Vivemos algum narcisismo que a indústria da felicidade promove. Estamos todos a ser sujeitos e submersos numa quantidade de publicidade que supostamente nos vai dar felicidade. A felicidade vem se adquirirmos mais coisas, mais roupa, mais carros, mais eletrodomésticos, se viajarmos mais. A indústria da felicidade é poderosíssima e toma conta daquilo que é o mercado. Estamos a ser manipulados - nem é preciso inteligência artificial - pela indústria da felicidade há séculos. Isto também afeta a saúde mental, porque se uma pessoa não consegue comprar aquilo que a indústria lhe quer vender, falta-lhe qualquer coisa.

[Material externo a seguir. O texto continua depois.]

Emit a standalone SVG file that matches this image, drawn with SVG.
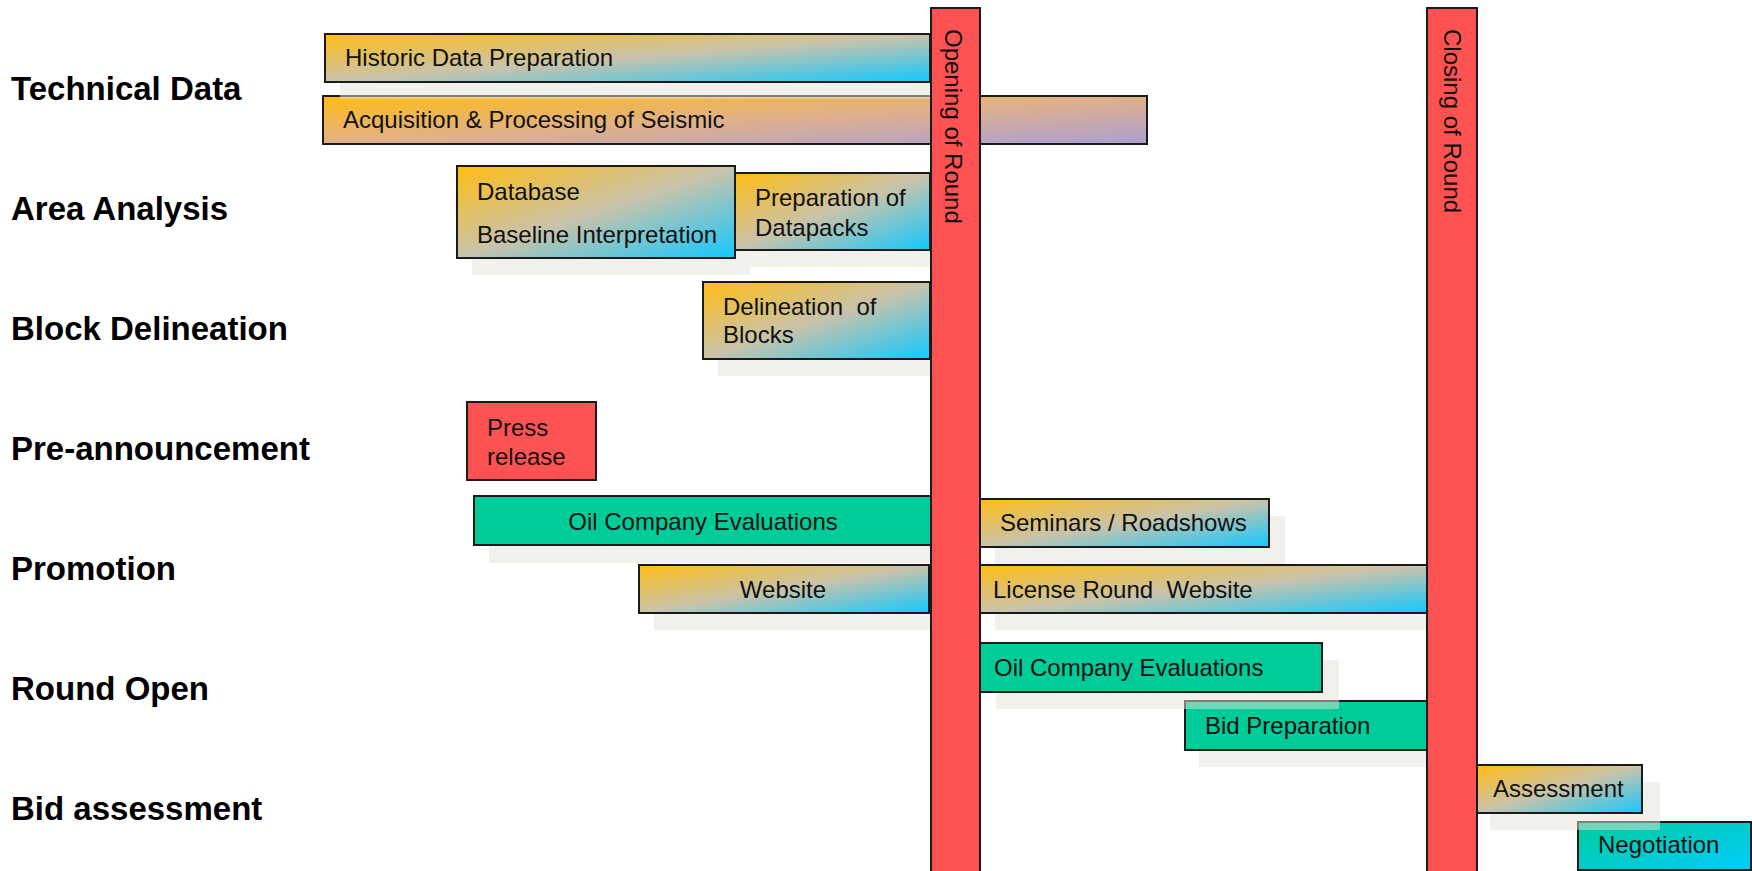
<svg xmlns="http://www.w3.org/2000/svg" width="1752" height="871" viewBox="0 0 1752 871">
<defs>
<linearGradient id="gOB" x1="0" y1="0" x2="1" y2="1">
<stop offset="0" stop-color="#ffbd12"/>
<stop offset="0.5" stop-color="#c9c3ab"/>
<stop offset="1" stop-color="#12c8ff"/>
</linearGradient>
<linearGradient id="gOP" x1="0" y1="0" x2="1" y2="1">
<stop offset="0" stop-color="#ffbd12"/>
<stop offset="0.5" stop-color="#e0b08a"/>
<stop offset="1" stop-color="#ab9fd2"/>
</linearGradient>
<linearGradient id="gGC" x1="0" y1="0" x2="1" y2="1">
<stop offset="0" stop-color="#00cc99"/>
<stop offset="1" stop-color="#00ccff"/>
</linearGradient>
<style>
.lbl{font-family:"Liberation Sans",Arial,sans-serif;font-weight:bold;font-size:33px;fill:#000}
.t{font-family:"Liberation Sans",Arial,sans-serif;font-size:24px;fill:#111;white-space:pre}
.c{text-anchor:middle}
.box{stroke:#1a1a1a;stroke-width:2}
.ob{fill:url(#gOB)}
.op{fill:url(#gOP)}
.gr{fill:#00cc99}
.gc{fill:url(#gGC)}
.red{fill:#ff5252}
.sh{fill:#e4e2d6;opacity:0.5}
</style>
</defs>
<rect width="1752" height="871" fill="#fff"/>
<g id="labels">
<text class="lbl" x="11" y="100">Technical Data</text>
<text class="lbl" x="11" y="220">Area Analysis</text>
<text class="lbl" x="11" y="340">Block Delineation</text>
<text class="lbl" x="11" y="460">Pre-announcement</text>
<text class="lbl" x="11" y="580">Promotion</text>
<text class="lbl" x="11" y="700">Round Open</text>
<text class="lbl" x="11" y="820">Bid assessment</text>
</g>
<g id="negotiation">
<rect class="box gc" x="1578" y="822" width="173" height="48"/>
<text class="t" x="1598" y="853">Negotiation</text>
</g>
<g id="assessment">
<rect class="sh" x="1490" y="782" width="170" height="48"/>
<rect class="box ob" x="1477" y="765" width="165" height="48"/>
<text class="t" x="1493" y="797">Assessment</text>
</g>
<g id="bid-preparation">
<rect class="sh" x="1199" y="718" width="242" height="49"/>
<rect class="box gr" x="1185" y="701" width="242" height="49"/>
<text class="t" x="1205" y="734">Bid Preparation</text>
</g>
<g id="oil-eval-round">
<rect class="sh" x="996" y="660" width="343" height="49"/>
<rect class="box gr" x="980" y="643" width="342" height="49"/>
<text class="t" x="994" y="676">Oil Company Evaluations</text>
</g>
<g id="license-website">
<rect class="sh" x="995" y="582" width="432" height="48"/>
<rect class="box ob" x="980" y="565" width="447" height="48"/>
<text class="t" x="993" y="598">License Round  Website</text>
</g>
<g id="website">
<rect class="sh" x="654" y="582" width="290" height="48"/>
<rect class="box ob" x="639" y="565" width="290" height="48"/>
<text class="t c" x="783" y="598">Website</text>
</g>
<g id="seminars">
<rect class="sh" x="995" y="516" width="290" height="48"/>
<rect class="box ob" x="980" y="499" width="289" height="48"/>
<text class="t" x="1000" y="531">Seminars / Roadshows</text>
</g>
<g id="oil-eval-promo">
<rect class="sh" x="489" y="514" width="458" height="49"/>
<rect class="box gr" x="474" y="496" width="458" height="49"/>
<text class="t c" x="703" y="530">Oil Company Evaluations</text>
</g>
<g id="press-release">
<rect class="box red" x="467" y="402" width="129" height="78"/>
<text class="t" x="487" y="436">Press</text>
<text class="t" x="487" y="465">release</text>
</g>
<g id="delineation">
<rect class="sh" x="718" y="299" width="227" height="77"/>
<rect class="box ob" x="703" y="282" width="227" height="77"/>
<text class="t" x="723" y="315">Delineation  of</text>
<text class="t" x="723" y="343">Blocks</text>
</g>
<g id="database">
<rect class="sh" x="472" y="183" width="278" height="92"/>
<rect class="box ob" x="457" y="166" width="278" height="92"/>
<text class="t" x="477" y="200">Database</text>
<text class="t" x="477" y="243">Baseline Interpretation</text>
</g>
<g id="datapacks">
<rect class="sh" x="750" y="190" width="195" height="77"/>
<rect class="box ob" x="735" y="173" width="195" height="77"/>
<text class="t" x="755" y="206">Preparation of</text>
<text class="t" x="755" y="236">Datapacks</text>
</g>
<g id="seismic">
<rect class="box op" x="323" y="96" width="824" height="48"/>
<text class="t" x="343" y="128">Acquisition &amp; Processing of Seismic</text>
</g>
<g id="historic">
<rect class="sh" x="340" y="51" width="605" height="48"/>
<rect class="box ob" x="325" y="34" width="605" height="48"/>
<text class="t" x="345" y="66">Historic Data Preparation</text>
</g>
<g id="opening">
<rect class="box red" x="931" y="8" width="49" height="870"/>
<text class="t" transform="translate(945,29) rotate(90)">Opening of Round</text>
</g>
<g id="closing">
<rect class="box red" x="1427" y="8" width="50" height="870"/>
<text class="t" transform="translate(1444,29) rotate(90)">Closing of Round</text>
</g>
<g id="connectors"></g>
</svg>
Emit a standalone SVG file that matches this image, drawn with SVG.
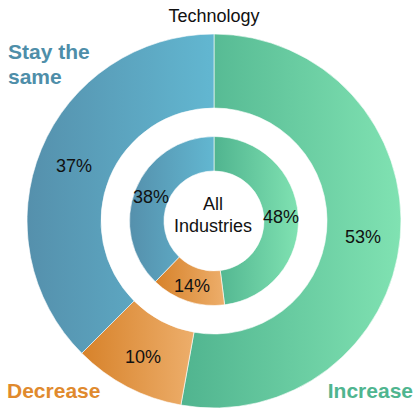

Devia falar-se mais sobre isso e mais sobre o facto de estarmos sujeitos ao seu impacto sobre as nossas vidas.
Estamos a ser manipulados - nem é preciso inteligência artificial - pela indústria da felicidade há séculos. Isto também afeta a saúde mental, porque se uma pessoa não consegue comprar aquilo que a indústria lhe quer vender, falta-lhe qualquer coisa. Devia falar-se mais sobre isso e mais sobre o facto de estarmos sujeitos ao seu impacto sobre as nossas vidas.
A perda de sentido de comunidade, também veio afetar a vida das pessoas?
Há muitas coisas, coisas corriqueiras, de todos os dias, que me continuam a chocar. Vamos a um restaurante e está uma família a jantar ou a almoçar e cada um está no seu tablet ou telemóvel. Aquela coisa de estar a conversar deixou de ser necessário. Cada um está na sua máquina, no seu mundo e não quer que interrompam. Não há movimentos de partilha.
Que desafios acha que a humanidade vai enfrentar no futuro ?
Para além dos desafios ambientais, vão existir desafios que dizem respeito à vida das pessoas. Um grande desafio para o futuro é a contraceção masculina. Está a começar a aparecer uma série de estudos muito interessantes sobre alterações hormonais que poderão fazer com que os homens produzam menos espermatozoides e, portanto, possam fazer uma contracepção eles próprios, sem ficarem dependentes da escolha da outra pessoa no processo. Isso é uma área que vai ter um sucesso enorme. Outra área é, hoje consegue-se produzir ovócitos e espermatozoides a partir de células do corpo. A muito curto prazo será possível criar células reprodutoras. Há uma data de coisas que vão acontecer para além dos desafios ambientais e isto é um mundo que nunca mais acaba.
Qual é o seu conceito de felicidade?
A felicidade é sentir-me confortável e sentir que atingi uma certa capacidade lúcida de olhar para o mundo à minha volta e perceber o que são problemas e oportunidades. De não ter medo de fazer escolhas. Aquilo que é mais importante hoje em dia no sistema educativo é transmitir a noção de que não devemos ter medo dos sonhos que temos. Olhando para trás, percebo que em grande parte fui capaz de fazer isso. Não só através da relação que tive com os meus pais, mas também com o Richard com quem já estou há 46 anos.